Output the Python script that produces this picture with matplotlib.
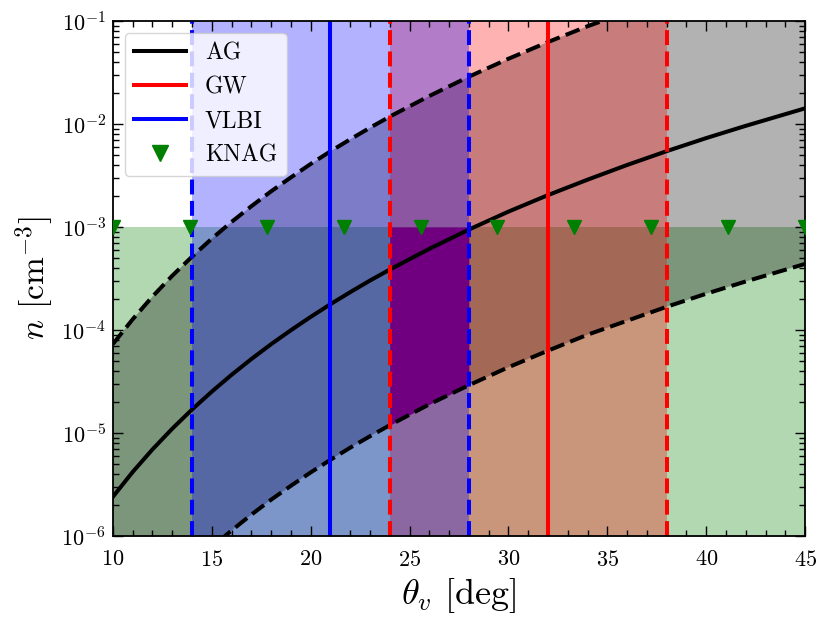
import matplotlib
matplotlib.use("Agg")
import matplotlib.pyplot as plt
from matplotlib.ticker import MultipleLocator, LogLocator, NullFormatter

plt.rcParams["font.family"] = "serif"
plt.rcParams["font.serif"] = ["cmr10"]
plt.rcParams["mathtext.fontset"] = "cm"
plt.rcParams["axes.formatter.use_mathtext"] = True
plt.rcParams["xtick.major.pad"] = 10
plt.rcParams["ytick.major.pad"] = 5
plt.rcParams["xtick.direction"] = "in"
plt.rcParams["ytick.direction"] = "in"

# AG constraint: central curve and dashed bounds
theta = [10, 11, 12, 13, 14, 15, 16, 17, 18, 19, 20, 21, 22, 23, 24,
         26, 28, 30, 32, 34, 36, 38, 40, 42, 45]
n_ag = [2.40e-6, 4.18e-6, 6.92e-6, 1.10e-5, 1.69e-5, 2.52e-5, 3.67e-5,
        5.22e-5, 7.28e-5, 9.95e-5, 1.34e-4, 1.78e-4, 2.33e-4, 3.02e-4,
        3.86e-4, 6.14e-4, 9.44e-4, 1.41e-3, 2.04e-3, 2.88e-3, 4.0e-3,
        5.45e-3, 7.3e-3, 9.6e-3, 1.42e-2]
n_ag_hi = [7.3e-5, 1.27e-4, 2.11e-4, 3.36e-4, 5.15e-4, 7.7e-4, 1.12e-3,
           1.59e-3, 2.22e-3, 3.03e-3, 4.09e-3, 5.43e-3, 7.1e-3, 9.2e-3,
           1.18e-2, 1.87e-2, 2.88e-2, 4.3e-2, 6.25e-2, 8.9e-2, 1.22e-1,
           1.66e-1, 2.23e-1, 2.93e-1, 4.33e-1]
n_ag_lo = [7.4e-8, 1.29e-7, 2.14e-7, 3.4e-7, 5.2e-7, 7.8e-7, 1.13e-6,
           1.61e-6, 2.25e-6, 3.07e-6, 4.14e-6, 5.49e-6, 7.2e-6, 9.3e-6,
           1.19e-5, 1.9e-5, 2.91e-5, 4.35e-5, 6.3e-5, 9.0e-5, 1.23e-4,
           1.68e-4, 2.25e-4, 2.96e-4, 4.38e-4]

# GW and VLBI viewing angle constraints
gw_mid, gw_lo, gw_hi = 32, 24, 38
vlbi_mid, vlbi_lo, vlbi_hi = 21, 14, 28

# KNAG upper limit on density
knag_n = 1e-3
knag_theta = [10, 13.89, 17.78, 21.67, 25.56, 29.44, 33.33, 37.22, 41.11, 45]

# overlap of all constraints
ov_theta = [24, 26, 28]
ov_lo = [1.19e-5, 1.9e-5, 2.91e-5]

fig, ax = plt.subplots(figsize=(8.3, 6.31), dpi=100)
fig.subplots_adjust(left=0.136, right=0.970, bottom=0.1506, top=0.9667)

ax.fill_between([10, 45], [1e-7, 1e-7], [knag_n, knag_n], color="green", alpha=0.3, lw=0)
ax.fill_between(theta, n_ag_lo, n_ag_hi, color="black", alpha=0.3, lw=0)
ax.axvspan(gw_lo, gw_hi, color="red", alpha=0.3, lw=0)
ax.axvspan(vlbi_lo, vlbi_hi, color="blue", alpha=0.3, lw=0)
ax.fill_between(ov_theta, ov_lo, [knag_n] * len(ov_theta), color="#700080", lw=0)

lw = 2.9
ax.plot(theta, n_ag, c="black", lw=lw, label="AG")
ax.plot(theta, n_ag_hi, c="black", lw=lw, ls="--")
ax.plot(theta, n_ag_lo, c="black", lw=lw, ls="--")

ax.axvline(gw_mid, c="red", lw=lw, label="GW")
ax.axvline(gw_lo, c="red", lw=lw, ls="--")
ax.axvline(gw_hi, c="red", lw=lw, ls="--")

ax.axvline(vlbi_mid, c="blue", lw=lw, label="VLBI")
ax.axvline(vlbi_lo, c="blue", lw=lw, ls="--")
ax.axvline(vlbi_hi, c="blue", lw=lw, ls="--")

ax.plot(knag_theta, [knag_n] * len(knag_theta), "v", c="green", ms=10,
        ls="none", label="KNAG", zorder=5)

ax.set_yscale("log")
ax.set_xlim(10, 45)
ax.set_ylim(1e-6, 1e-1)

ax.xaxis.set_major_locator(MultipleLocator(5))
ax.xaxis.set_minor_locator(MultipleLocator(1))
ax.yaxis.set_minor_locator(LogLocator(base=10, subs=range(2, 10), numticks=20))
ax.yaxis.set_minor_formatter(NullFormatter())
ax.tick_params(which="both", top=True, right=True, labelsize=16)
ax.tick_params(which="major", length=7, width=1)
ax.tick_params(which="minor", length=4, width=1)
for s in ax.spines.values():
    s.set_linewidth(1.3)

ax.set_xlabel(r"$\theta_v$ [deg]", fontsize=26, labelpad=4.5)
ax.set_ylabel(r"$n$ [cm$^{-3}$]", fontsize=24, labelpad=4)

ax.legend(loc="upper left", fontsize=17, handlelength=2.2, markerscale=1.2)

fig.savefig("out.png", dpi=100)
——————
WORK TO COMPLETE
Exclude every picture and copy the remaining data exactly.

THE REPLY
Output the Python script that produces this picture with matplotlib.
import matplotlib
matplotlib.use("Agg")
import matplotlib.pyplot as plt
from matplotlib.ticker import MultipleLocator, LogLocator, NullFormatter

plt.rcParams["font.family"] = "serif"
plt.rcParams["font.serif"] = ["cmr10"]
plt.rcParams["mathtext.fontset"] = "cm"
plt.rcParams["axes.formatter.use_mathtext"] = True
plt.rcParams["xtick.major.pad"] = 10
plt.rcParams["ytick.major.pad"] = 5
plt.rcParams["xtick.direction"] = "in"
plt.rcParams["ytick.direction"] = "in"

# AG constraint: central curve and dashed bounds
theta = [10, 11, 12, 13, 14, 15, 16, 17, 18, 19, 20, 21, 22, 23, 24,
         26, 28, 30, 32, 34, 36, 38, 40, 42, 45]
n_ag = [2.40e-6, 4.18e-6, 6.92e-6, 1.10e-5, 1.69e-5, 2.52e-5, 3.67e-5,
        5.22e-5, 7.28e-5, 9.95e-5, 1.34e-4, 1.78e-4, 2.33e-4, 3.02e-4,
        3.86e-4, 6.14e-4, 9.44e-4, 1.41e-3, 2.04e-3, 2.88e-3, 4.0e-3,
        5.45e-3, 7.3e-3, 9.6e-3, 1.42e-2]
n_ag_hi = [7.3e-5, 1.27e-4, 2.11e-4, 3.36e-4, 5.15e-4, 7.7e-4, 1.12e-3,
           1.59e-3, 2.22e-3, 3.03e-3, 4.09e-3, 5.43e-3, 7.1e-3, 9.2e-3,
           1.18e-2, 1.87e-2, 2.88e-2, 4.3e-2, 6.25e-2, 8.9e-2, 1.22e-1,
           1.66e-1, 2.23e-1, 2.93e-1, 4.33e-1]
n_ag_lo = [7.4e-8, 1.29e-7, 2.14e-7, 3.4e-7, 5.2e-7, 7.8e-7, 1.13e-6,
           1.61e-6, 2.25e-6, 3.07e-6, 4.14e-6, 5.49e-6, 7.2e-6, 9.3e-6,
           1.19e-5, 1.9e-5, 2.91e-5, 4.35e-5, 6.3e-5, 9.0e-5, 1.23e-4,
           1.68e-4, 2.25e-4, 2.96e-4, 4.38e-4]

# GW and VLBI viewing angle constraints
gw_mid, gw_lo, gw_hi = 32, 24, 38
vlbi_mid, vlbi_lo, vlbi_hi = 21, 14, 28

# KNAG upper limit on density
knag_n = 1e-3
knag_theta = [10, 13.89, 17.78, 21.67, 25.56, 29.44, 33.33, 37.22, 41.11, 45]

# overlap of all constraints
ov_theta = [24, 26, 28]
ov_lo = [1.19e-5, 1.9e-5, 2.91e-5]

fig, ax = plt.subplots(figsize=(8.3, 6.31), dpi=100)
fig.subplots_adjust(left=0.136, right=0.970, bottom=0.1506, top=0.9667)

ax.fill_between([10, 45], [1e-7, 1e-7], [knag_n, knag_n], color="green", alpha=0.3, lw=0)
ax.fill_between(theta, n_ag_lo, n_ag_hi, color="black", alpha=0.3, lw=0)
ax.axvspan(gw_lo, gw_hi, color="red", alpha=0.3, lw=0)
ax.axvspan(vlbi_lo, vlbi_hi, color="blue", alpha=0.3, lw=0)
ax.fill_between(ov_theta, ov_lo, [knag_n] * len(ov_theta), color="#700080", lw=0)

lw = 2.9
ax.plot(theta, n_ag, c="black", lw=lw, label="AG")
ax.plot(theta, n_ag_hi, c="black", lw=lw, ls="--")
ax.plot(theta, n_ag_lo, c="black", lw=lw, ls="--")

ax.axvline(gw_mid, c="red", lw=lw, label="GW")
ax.axvline(gw_lo, c="red", lw=lw, ls="--")
ax.axvline(gw_hi, c="red", lw=lw, ls="--")

ax.axvline(vlbi_mid, c="blue", lw=lw, label="VLBI")
ax.axvline(vlbi_lo, c="blue", lw=lw, ls="--")
ax.axvline(vlbi_hi, c="blue", lw=lw, ls="--")

ax.plot(knag_theta, [knag_n] * len(knag_theta), "v", c="green", ms=10,
        ls="none", label="KNAG", zorder=5)

ax.set_yscale("log")
ax.set_xlim(10, 45)
ax.set_ylim(1e-6, 1e-1)

ax.xaxis.set_major_locator(MultipleLocator(5))
ax.xaxis.set_minor_locator(MultipleLocator(1))
ax.yaxis.set_minor_locator(LogLocator(base=10, subs=range(2, 10), numticks=20))
ax.yaxis.set_minor_formatter(NullFormatter())
ax.tick_params(which="both", top=True, right=True, labelsize=16)
ax.tick_params(which="major", length=7, width=1)
ax.tick_params(which="minor", length=4, width=1)
for s in ax.spines.values():
    s.set_linewidth(1.3)

ax.set_xlabel(r"$\theta_v$ [deg]", fontsize=26, labelpad=4.5)
ax.set_ylabel(r"$n$ [cm$^{-3}$]", fontsize=24, labelpad=4)

ax.legend(loc="upper left", fontsize=17, handlelength=2.2, markerscale=1.2)

fig.savefig("out.png", dpi=100)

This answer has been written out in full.